Secret Alias wrote: ↑Mon Apr 15, 2024 1:10 pm
If you were a monk went to your monastery and claimed to find a copy of the Marquis de Sade's 120 days of Sodom and you had only 100 books in your library and you lived in the middle of the desert with nothing to do, I don't think you'd be fighting over keeping this copy of 120 days of Sodom.
1. there weren't 100 books in the library
2. the discovery didn't surprise the monks.
Secret Alias wrote: ↑Mon Apr 15, 2024 11:43 am
More on what Kallistos told Quesnell:
"Says there were heretics and heretical schools often at M[ar] S[aba] and this fragment is part of a Hapousa? to one of their books. He does not think it is from S Clement. He remembers someone noting in some publication that some did report seeing this in the 16th 17th century."
From what you said, Kallistos wasn't surprised because there were "heretics" there.
But on the next point, how many monks were there bringing books back and forth to Morton Smith. When he says "hey I found something." If there were only 100 books in the library, surely if the same monk stuck around to 1976, he'd have some inkling of whether or not Morton Smith really found this book in their library. Surely there was a conversation the next day in 1958. "Hey that American got excited about this discovery." Or when he published the article in New Zion or when they read about it in the New York Times or when he sent the clippings to the Jerusalem Patriarchate.
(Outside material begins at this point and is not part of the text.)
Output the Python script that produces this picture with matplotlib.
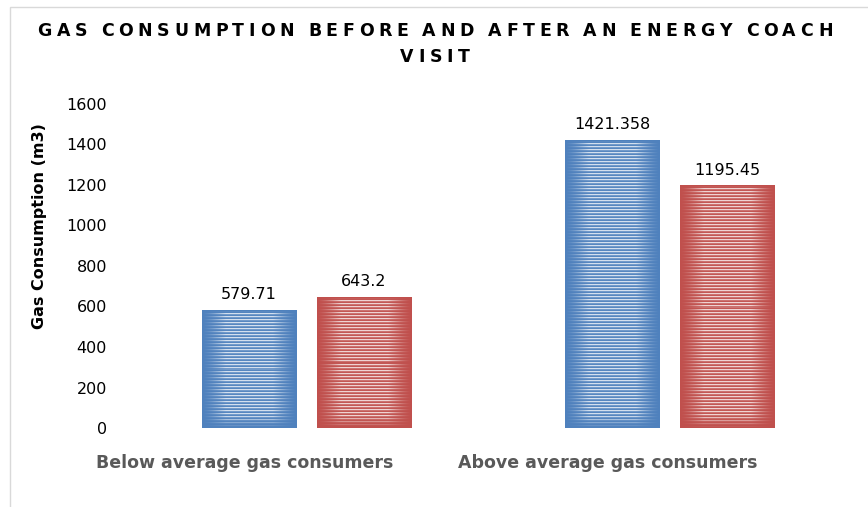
import numpy as np
import matplotlib
matplotlib.use('Agg')
import matplotlib.pyplot as plt
from matplotlib.patches import Rectangle
from matplotlib.colors import to_rgb

# data
categories = ['Below average gas consumers', 'Above average gas consumers']
before = [579.71, 1421.358]
after = [643.2, 1195.45]
yticks = [0, 200, 400, 600, 800, 1000, 1200, 1400, 1600]
title_lines = ['GAS CONSUMPTION BEFORE AND AFTER AN ENERGY COACH', 'VISIT']

BLUE = '#4F81BD'
RED = '#C0504D'
W, H = 868, 507


def striped(ax, bar, color):
    # Excel-like horizontal light stripes, brightest in the middle of the bar
    x0, y0 = bar.get_x(), bar.get_y()
    w, h = bar.get_width(), bar.get_height()
    (px0, py0), (px1, py1) = ax.transData.transform([(x0, y0), (x0 + w, y0 + h)])
    nx, ny = max(int(round(px1 - px0)), 2), max(int(round(py1 - py0)), 2)
    base = np.array(to_rgb(color))
    xs = np.linspace(0, 1, nx)
    hprof = np.clip(np.sin(np.pi * xs) * 1.4, 0, 1) ** 1.5
    rows = np.arange(ny)
    vprof = np.clip((ny - 1 - rows) / 12.0, 0, 1) * np.clip(rows / 3.0, 0, 1)
    stripe = np.where(rows % 3 == 0, 0.75, np.where(rows % 3 == 1, 0.2, 0.05))
    inten = (stripe * vprof)[:, None] * hprof[None, :]
    img = base[None, None, :] + (1 - base[None, None, :]) * inten[:, :, None]
    ax.imshow(img, extent=(x0, x0 + w, y0, y0 + h), aspect='auto',
              interpolation='none', origin='upper', zorder=3)


def glyph_widths(fig, s, **kw):
    r = fig.canvas.get_renderer()
    out = []
    for ch in s:
        if ch == ' ':
            out.append(0.28 * kw['fontsize'] * 100 / 72)
            continue
        t = fig.text(0, 0, ch, **kw)
        out.append(t.get_window_extent(r).width)
        t.remove()
    return out


def tracked_text(fig, xc, y, s, track, **kw):
    # letter-spaced text, placed one glyph at a time (pixel coords)
    widths = glyph_widths(fig, s, **kw)
    total = sum(widths) + track * (len(s) - 1)
    xp = xc - total / 2
    for ch, wd in zip(s, widths):
        if ch != ' ':
            fig.text(xp / W, 1 - y / H, ch, ha='left', va='center', **kw)
        xp += wd + track


fig = plt.figure(figsize=(W / 100, H / 100), dpi=100)
fig.patches.append(Rectangle((10 / W, -0.1), 1.2, 1 - 7 / H + 0.1, transform=fig.transFigure,
                             fill=False, edgecolor='#d9d9d9', linewidth=1))

ax = fig.add_axes([125 / W, 1 - 428 / H, (851 - 125) / W, (428 - 104) / H])
x = np.arange(len(categories))
bw = 0.259
off = 0.158
b1 = ax.bar(x - off, before, bw, color=BLUE, zorder=2)
b2 = ax.bar(x + off, after, bw, color=RED, zorder=2)
ax.set_xlim(-0.5, 1.5)
ax.set_ylim(0, 1600)

for bars, col, vals in [(b1, BLUE, before), (b2, RED, after)]:
    for bar, v in zip(bars, vals):
        striped(ax, bar, col)
        ax.annotate(str(v), (bar.get_x() + bar.get_width() / 2, v), xytext=(0, 6),
                    textcoords='offset points', ha='center', va='bottom',
                    fontsize=11.5, color='black')
ax.set_xlim(-0.5, 1.5)
ax.set_ylim(0, 1600)

for s in ax.spines.values():
    s.set_visible(False)
ax.set_yticks(yticks)
ax.set_yticklabels([str(v) for v in yticks], fontsize=11.5)
ax.set_xticks(x)
ax.set_xticklabels([])
ax.tick_params(axis='y', length=0, pad=13)
ax.tick_params(axis='x', length=0)

# category labels sit left of the bar groups in the original
for i, c in enumerate(categories):
    ax.annotate(c, (i, 0), xytext=(-62, -35), textcoords='offset pixels',
                ha='center', va='center', fontsize=12.5, fontweight='bold',
                color='#595959', annotation_clip=False)

fig.text(40 / W, 1 - 226 / H, 'Gas Consumption (m3)', rotation=90, ha='center', va='center',
         fontsize=11.5, fontweight='bold')

tkw = dict(fontsize=12.5, fontweight='bold')
nat = sum(glyph_widths(fig, title_lines[0], **tkw))
track = (795 - nat) / (len(title_lines[0]) - 1)
tracked_text(fig, 435, 31, title_lines[0], track, **tkw)
tracked_text(fig, 435, 56.5, title_lines[1], track, **tkw)

fig.savefig('out.png', dpi=100)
How didn't know once Smith brought attention to his discovery that the book never belonged in the library if, as you claim, there were only a 100 books in the library? Surely they can remember 100 books.
You see I like to brood over things and think about them this way that way. Over and over again. I don't know if you noticed. I always think there is more to things than the first way we arrange information in our heads. Surely the acceptance of Kallistos and Seraphim and the Jerusalem Patriarchate means something. It means a hell of a lot more than Western scholars and their theories. I know where all the holes in the wall are in my house. I know where the carpet is coming up or where repairs are needed. If there are a 100 books in the Mar Saba library they had to fucking know whether or not the book belonged in their library especially when the same asshole was there in 1958 and again in 1976.
To say "the discovery didn't surprise the monks"
is bogus
A) because you don't know that, and
B) because you don't show that they (all?!) even knew of the "discovery," which Smith didn't inform them of, and
C) which wasn't a "discovery" but a plant.
Why would Seraphim have cared so much about moving a book out of the library if he felt it didn't belong in the library in the first place and there were only 100 books? He must have thought the book belonged in the library in 1976, and shortly after the discovery in 1958.
1. Do we agree that Smith at least pretended to the monks that he discovered something?
2. We know Smith sent clippings to the Jerusalem Patriarchate and published in the New Zion magazine run by the Greek Orthodox Church.
The point is you're telling me no one at Mar Saba with 100 books in their library figured out this book was a plant.
If you accept that the list of books is limit of books in the library of Mar Saba at the time Morton Smith visited there are only 100 books on that list. So let's take this one step at a time.
The Journal is published by the Greek Orthodox Church. Smith must have sent the article for publication 1958 ish. Seraphim was so fucking stupid that with 100 books on the shelf he couldn't have figured out the book was planted. Really?